Facebook's Aquila drones are ready for real world testing

Steven Loeb · November 3, 2015 · Short URL: https://vator.tv/n/4122

The company believes the solar powered drones will deliver 10x the gigabytes of current solutions

Facebook's big thing these days is to get everyone online. It's a somewhat controversial plan, but one that, I believe, will have big benefits for the world at large.

There are many ways it could do this. It could use satellites. It could use balloons, a la Google. But it looks like Facebook is most likely to go with the most obvious answer: drones.

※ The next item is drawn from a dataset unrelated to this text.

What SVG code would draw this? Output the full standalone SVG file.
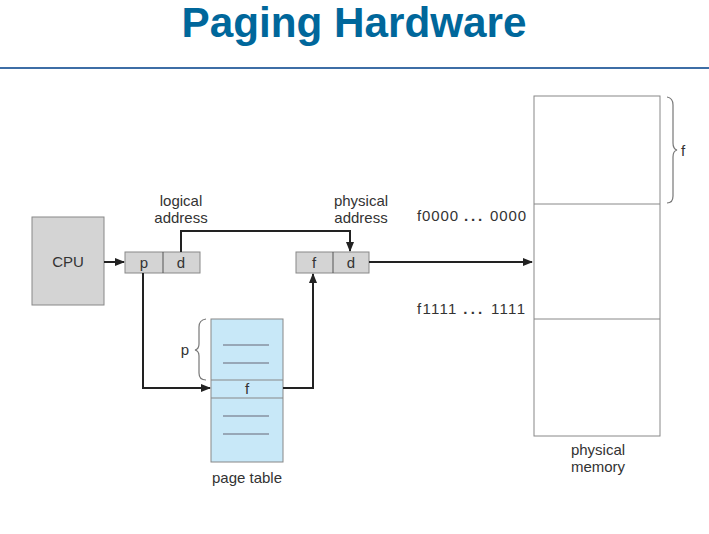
<svg xmlns="http://www.w3.org/2000/svg" width="709" height="534" viewBox="0 0 709 534">
<style>
.t{font-family:"Liberation Sans",Arial,sans-serif;font-size:15px;fill:#333;}
.c{text-anchor:middle;}
.r{text-anchor:end;}
.dots{font-weight:bold;letter-spacing:2px;}
.box{fill:#d4d4d4;stroke:#888;stroke-width:1;}
.pt{fill:#c8e8f8;stroke:#888;stroke-width:1;}
.mem{fill:#fff;stroke:#888;stroke-width:1;}
.conn{fill:none;stroke:#222;stroke-width:2;}
.thin{fill:none;stroke:#555;stroke-width:1;}
.brace{fill:none;stroke:#777;stroke-width:1.2;}
</style>
<defs>
<marker id="ah" markerWidth="10" markerHeight="8" refX="9" refY="4" orient="auto" markerUnits="userSpaceOnUse">
<path d="M0,0 L10,4 L0,8 Z" fill="#222"/>
</marker>
</defs>
<rect width="709" height="534" fill="#fff"/>
<g id="title">
<text x="354" y="37" text-anchor="middle" textLength="345" lengthAdjust="spacingAndGlyphs" style="font-family:'Liberation Sans',Arial,sans-serif;font-weight:bold;font-size:42px;fill:#00679b;">Paging Hardware</text>
<line x1="0" y1="68" x2="709" y2="68" stroke="#3d6ea6" stroke-width="2"/>
</g>
<g id="cpu">
<rect class="box" x="32" y="217" width="72" height="88"/>
<text class="t c" x="68" y="267">CPU</text>
</g>
<g id="logical-address">
<rect class="box" x="125" y="252" width="75" height="21"/>
<line class="thin" x1="163" y1="252" x2="163" y2="273" stroke="#888"/>
<text class="t c" x="144" y="268">p</text>
<text class="t c" x="181" y="268">d</text>
<text class="t c" x="181" y="206">logical</text>
<text class="t c" x="181" y="223">address</text>
</g>
<g id="physical-address">
<rect class="box" x="296" y="252" width="73" height="21"/>
<line class="thin" x1="333" y1="252" x2="333" y2="273" stroke="#888"/>
<text class="t c" x="314" y="268">f</text>
<text class="t c" x="351" y="268">d</text>
<text class="t c" x="361" y="206">physical</text>
<text class="t c" x="361" y="223">address</text>
</g>
<g id="page-table">
<rect class="pt" x="211" y="319" width="72" height="143"/>
<line x1="211" y1="380" x2="283" y2="380" stroke="#888"/>
<line x1="211" y1="398" x2="283" y2="398" stroke="#888"/>
<line x1="223" y1="345" x2="269" y2="345" stroke="#667"/>
<line x1="223" y1="363" x2="269" y2="363" stroke="#667"/>
<line x1="223" y1="416" x2="269" y2="416" stroke="#667"/>
<line x1="223" y1="434" x2="269" y2="434" stroke="#667"/>
<text class="t c" x="247" y="394">f</text>
<path class="brace" d="M206,319 Q199,320 199,327 L199,344 Q199,349 195,350 Q199,351 199,356 L199,373 Q199,380 206,380"/>
<text class="t c" x="185" y="355">p</text>
<text class="t c" x="247" y="483">page table</text>
</g>
<g id="physical-memory">
<rect class="mem" x="534" y="96" width="126" height="340"/>
<line x1="534" y1="204" x2="660" y2="204" stroke="#888"/>
<line x1="534" y1="319" x2="660" y2="319" stroke="#888"/>
<path class="brace" d="M667,97 Q673,98 673,105 L673,143 Q673,149 677,150 Q673,151 673,157 L673,196 Q673,203 667,203"/>
<text class="t" x="681" y="156">f</text>
<text class="t" x="417" y="221" textLength="109" lengthAdjust="spacing">f0000 <tspan class="dots">...</tspan> 0000</text>
<text class="t" x="417" y="314" textLength="108" lengthAdjust="spacing">f1111 <tspan class="dots">...</tspan> 1111</text>
<text class="t c" x="598" y="455">physical</text>
<text class="t c" x="598" y="472">memory</text>
</g>
<g id="connectors">
<line class="conn" x1="104" y1="262" x2="124" y2="262" marker-end="url(#ah)"/>
<polyline class="conn" points="181,252 181,231 350,231 350,251" marker-end="url(#ah)"/>
<line class="conn" x1="369" y1="262" x2="532" y2="262" marker-end="url(#ah)"/>
<polyline class="conn" points="143,273 143,388 210,388" marker-end="url(#ah)"/>
<polyline class="conn" points="283,388 313,388 313,274" marker-end="url(#ah)"/>
</g>
</svg>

Earlier this year Facebook revealed that its solar-powered drone, called Aquila, which it called a "high-altitude, long-endurance aircraft" was ready for testing. On Tuesday, there came another milestone: the drones are now ready to be tested in the real world, Mike Schroepfer, Facebook's CTO, told attendees at the Web Summit in Dublin.

"A full-scale version of this aircraft is now fully constructed and we'll be undergoing flight tests very, very soon," he said.

Facebook had already revealed some details about Aquila, including that it has the wingspan of a 737 but weighs hundreds of times less, thanks to its unique design and carbon-fiber frame. Also, when deployed, it will be able to circle a remote region for up to 90 days, beaming connectivity down to people from an altitude of 60,000 to 90,000 feet.

Schroepfer also went into a bit more detail regarding how the drones actually connect people, explaining that the planes will receive broadband signals from the nearest city that has Internet service. The signal is then beamed up via laser and each Aquila plane will then be able to transmit and share the signals to any other plane in the network, thereby connecting other regions that do not yet have access.

There are challenges, of course, not the least of which is beaming the signal in the first place.  The lasers, Schroepfer said, are aimed over 11 miles, the equivalent of laser pointer trying to hit something th size of a 10 cent euro coin.

There's also the fact that the lasers have to deal with environmental conditions, such as heat, dust, and temperature differences, which all bend light.

Nonetheless, Facebook expects to be able to deliver tens of gigabytes, which is 10 times better than what currently exists.

Aquila is part of Facebook's Connectivity Lab, which Facebook unveiled in March of last year, in order to develop new technology to "make affordable access to basic internet services available to every person in the world."

All of this feeds into the Internet.org project, which was first announced in August of 2013, with the stated goals of making access more affordable, making the use of data more efficient and helping businesses drive access. The end result of the project being that it would connect the next five billion people on the planet to the internet.

The initiative has been criticized by people like Bill Gates for not doing more to help people with real problems, and accused by advocacy groups of violating net neutrality laws, of violating user privacy and of shutting down free expression.

In terms of numbers, though, Internet.org has been impressive. Mark Zuckerberg recently revealed that, so far, the project has brought an additional 15 million people online.